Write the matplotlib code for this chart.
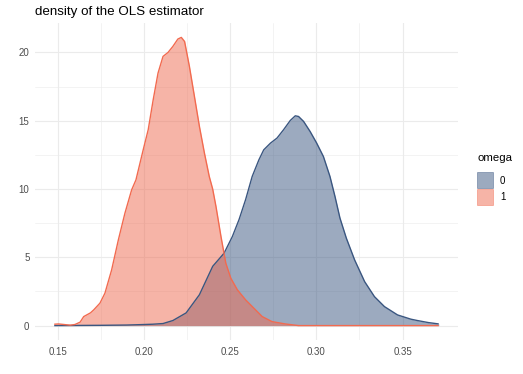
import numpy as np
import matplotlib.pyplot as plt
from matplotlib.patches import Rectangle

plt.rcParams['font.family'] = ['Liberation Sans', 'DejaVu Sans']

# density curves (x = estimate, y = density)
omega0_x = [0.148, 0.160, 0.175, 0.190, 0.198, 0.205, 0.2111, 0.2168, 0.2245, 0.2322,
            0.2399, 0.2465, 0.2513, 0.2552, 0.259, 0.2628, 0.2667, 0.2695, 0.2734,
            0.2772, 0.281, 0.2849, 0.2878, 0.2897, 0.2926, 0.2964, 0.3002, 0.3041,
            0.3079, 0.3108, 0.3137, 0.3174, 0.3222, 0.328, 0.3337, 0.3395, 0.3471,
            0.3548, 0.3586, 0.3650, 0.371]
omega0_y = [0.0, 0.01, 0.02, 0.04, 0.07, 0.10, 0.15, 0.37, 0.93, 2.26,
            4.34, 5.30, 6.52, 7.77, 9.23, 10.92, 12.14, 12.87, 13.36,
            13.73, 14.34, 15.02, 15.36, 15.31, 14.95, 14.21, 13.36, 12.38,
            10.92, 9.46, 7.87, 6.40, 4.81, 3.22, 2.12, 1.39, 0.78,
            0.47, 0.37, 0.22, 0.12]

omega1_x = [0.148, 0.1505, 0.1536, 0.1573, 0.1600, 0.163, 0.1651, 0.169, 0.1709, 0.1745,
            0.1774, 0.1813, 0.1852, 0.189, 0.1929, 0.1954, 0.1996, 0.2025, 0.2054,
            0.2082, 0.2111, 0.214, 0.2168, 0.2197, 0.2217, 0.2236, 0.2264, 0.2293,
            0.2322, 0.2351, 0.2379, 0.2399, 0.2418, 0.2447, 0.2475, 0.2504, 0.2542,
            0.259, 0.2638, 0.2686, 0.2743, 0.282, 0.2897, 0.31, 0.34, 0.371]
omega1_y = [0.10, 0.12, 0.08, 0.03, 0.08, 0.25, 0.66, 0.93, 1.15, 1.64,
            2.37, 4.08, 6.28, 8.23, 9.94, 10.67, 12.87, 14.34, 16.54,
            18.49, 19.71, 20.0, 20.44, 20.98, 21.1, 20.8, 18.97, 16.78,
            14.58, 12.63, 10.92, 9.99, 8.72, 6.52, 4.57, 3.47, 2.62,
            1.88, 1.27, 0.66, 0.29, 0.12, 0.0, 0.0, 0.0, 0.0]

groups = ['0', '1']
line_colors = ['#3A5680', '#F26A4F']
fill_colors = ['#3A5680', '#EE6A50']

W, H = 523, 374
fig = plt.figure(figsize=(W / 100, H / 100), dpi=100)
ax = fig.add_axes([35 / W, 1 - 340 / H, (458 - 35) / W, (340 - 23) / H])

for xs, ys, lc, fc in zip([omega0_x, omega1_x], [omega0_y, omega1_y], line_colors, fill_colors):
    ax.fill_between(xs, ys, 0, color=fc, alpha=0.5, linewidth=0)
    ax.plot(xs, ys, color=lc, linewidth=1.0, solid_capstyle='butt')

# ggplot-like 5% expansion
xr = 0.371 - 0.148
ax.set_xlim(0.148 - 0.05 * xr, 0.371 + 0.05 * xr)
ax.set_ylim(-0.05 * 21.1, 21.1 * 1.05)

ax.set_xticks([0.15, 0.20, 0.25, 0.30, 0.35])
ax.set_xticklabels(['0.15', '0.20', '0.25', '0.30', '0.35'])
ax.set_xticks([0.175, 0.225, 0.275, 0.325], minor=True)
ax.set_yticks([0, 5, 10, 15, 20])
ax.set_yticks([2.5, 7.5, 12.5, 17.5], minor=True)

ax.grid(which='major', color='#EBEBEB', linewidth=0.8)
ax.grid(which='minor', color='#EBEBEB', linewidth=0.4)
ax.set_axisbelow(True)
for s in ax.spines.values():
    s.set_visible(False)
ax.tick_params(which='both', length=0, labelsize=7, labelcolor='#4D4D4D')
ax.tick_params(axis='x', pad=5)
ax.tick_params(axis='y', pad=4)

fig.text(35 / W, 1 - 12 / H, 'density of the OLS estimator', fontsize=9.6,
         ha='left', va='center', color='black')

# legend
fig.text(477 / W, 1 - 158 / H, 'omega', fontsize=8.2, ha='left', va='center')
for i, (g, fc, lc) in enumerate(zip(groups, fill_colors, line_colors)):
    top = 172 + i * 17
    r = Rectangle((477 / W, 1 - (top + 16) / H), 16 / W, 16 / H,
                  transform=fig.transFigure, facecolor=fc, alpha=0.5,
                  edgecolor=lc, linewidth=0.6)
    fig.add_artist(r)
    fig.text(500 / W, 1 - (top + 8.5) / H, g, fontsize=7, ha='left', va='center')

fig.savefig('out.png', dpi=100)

▶ **EXERCISE OBJECTIVE**: Restate the data above word for word. Skip every picture.

▶ **TASK RESULT**:
Write the matplotlib code for this chart.
import numpy as np
import matplotlib.pyplot as plt
from matplotlib.patches import Rectangle

plt.rcParams['font.family'] = ['Liberation Sans', 'DejaVu Sans']

# density curves (x = estimate, y = density)
omega0_x = [0.148, 0.160, 0.175, 0.190, 0.198, 0.205, 0.2111, 0.2168, 0.2245, 0.2322,
            0.2399, 0.2465, 0.2513, 0.2552, 0.259, 0.2628, 0.2667, 0.2695, 0.2734,
            0.2772, 0.281, 0.2849, 0.2878, 0.2897, 0.2926, 0.2964, 0.3002, 0.3041,
            0.3079, 0.3108, 0.3137, 0.3174, 0.3222, 0.328, 0.3337, 0.3395, 0.3471,
            0.3548, 0.3586, 0.3650, 0.371]
omega0_y = [0.0, 0.01, 0.02, 0.04, 0.07, 0.10, 0.15, 0.37, 0.93, 2.26,
            4.34, 5.30, 6.52, 7.77, 9.23, 10.92, 12.14, 12.87, 13.36,
            13.73, 14.34, 15.02, 15.36, 15.31, 14.95, 14.21, 13.36, 12.38,
            10.92, 9.46, 7.87, 6.40, 4.81, 3.22, 2.12, 1.39, 0.78,
            0.47, 0.37, 0.22, 0.12]

omega1_x = [0.148, 0.1505, 0.1536, 0.1573, 0.1600, 0.163, 0.1651, 0.169, 0.1709, 0.1745,
            0.1774, 0.1813, 0.1852, 0.189, 0.1929, 0.1954, 0.1996, 0.2025, 0.2054,
            0.2082, 0.2111, 0.214, 0.2168, 0.2197, 0.2217, 0.2236, 0.2264, 0.2293,
            0.2322, 0.2351, 0.2379, 0.2399, 0.2418, 0.2447, 0.2475, 0.2504, 0.2542,
            0.259, 0.2638, 0.2686, 0.2743, 0.282, 0.2897, 0.31, 0.34, 0.371]
omega1_y = [0.10, 0.12, 0.08, 0.03, 0.08, 0.25, 0.66, 0.93, 1.15, 1.64,
            2.37, 4.08, 6.28, 8.23, 9.94, 10.67, 12.87, 14.34, 16.54,
            18.49, 19.71, 20.0, 20.44, 20.98, 21.1, 20.8, 18.97, 16.78,
            14.58, 12.63, 10.92, 9.99, 8.72, 6.52, 4.57, 3.47, 2.62,
            1.88, 1.27, 0.66, 0.29, 0.12, 0.0, 0.0, 0.0, 0.0]

groups = ['0', '1']
line_colors = ['#3A5680', '#F26A4F']
fill_colors = ['#3A5680', '#EE6A50']

W, H = 523, 374
fig = plt.figure(figsize=(W / 100, H / 100), dpi=100)
ax = fig.add_axes([35 / W, 1 - 340 / H, (458 - 35) / W, (340 - 23) / H])

for xs, ys, lc, fc in zip([omega0_x, omega1_x], [omega0_y, omega1_y], line_colors, fill_colors):
    ax.fill_between(xs, ys, 0, color=fc, alpha=0.5, linewidth=0)
    ax.plot(xs, ys, color=lc, linewidth=1.0, solid_capstyle='butt')

# ggplot-like 5% expansion
xr = 0.371 - 0.148
ax.set_xlim(0.148 - 0.05 * xr, 0.371 + 0.05 * xr)
ax.set_ylim(-0.05 * 21.1, 21.1 * 1.05)

ax.set_xticks([0.15, 0.20, 0.25, 0.30, 0.35])
ax.set_xticklabels(['0.15', '0.20', '0.25', '0.30', '0.35'])
ax.set_xticks([0.175, 0.225, 0.275, 0.325], minor=True)
ax.set_yticks([0, 5, 10, 15, 20])
ax.set_yticks([2.5, 7.5, 12.5, 17.5], minor=True)

ax.grid(which='major', color='#EBEBEB', linewidth=0.8)
ax.grid(which='minor', color='#EBEBEB', linewidth=0.4)
ax.set_axisbelow(True)
for s in ax.spines.values():
    s.set_visible(False)
ax.tick_params(which='both', length=0, labelsize=7, labelcolor='#4D4D4D')
ax.tick_params(axis='x', pad=5)
ax.tick_params(axis='y', pad=4)

fig.text(35 / W, 1 - 12 / H, 'density of the OLS estimator', fontsize=9.6,
         ha='left', va='center', color='black')

# legend
fig.text(477 / W, 1 - 158 / H, 'omega', fontsize=8.2, ha='left', va='center')
for i, (g, fc, lc) in enumerate(zip(groups, fill_colors, line_colors)):
    top = 172 + i * 17
    r = Rectangle((477 / W, 1 - (top + 16) / H), 16 / W, 16 / H,
                  transform=fig.transFigure, facecolor=fc, alpha=0.5,
                  edgecolor=lc, linewidth=0.6)
    fig.add_artist(r)
    fig.text(500 / W, 1 - (top + 8.5) / H, g, fontsize=7, ha='left', va='center')

fig.savefig('out.png', dpi=100)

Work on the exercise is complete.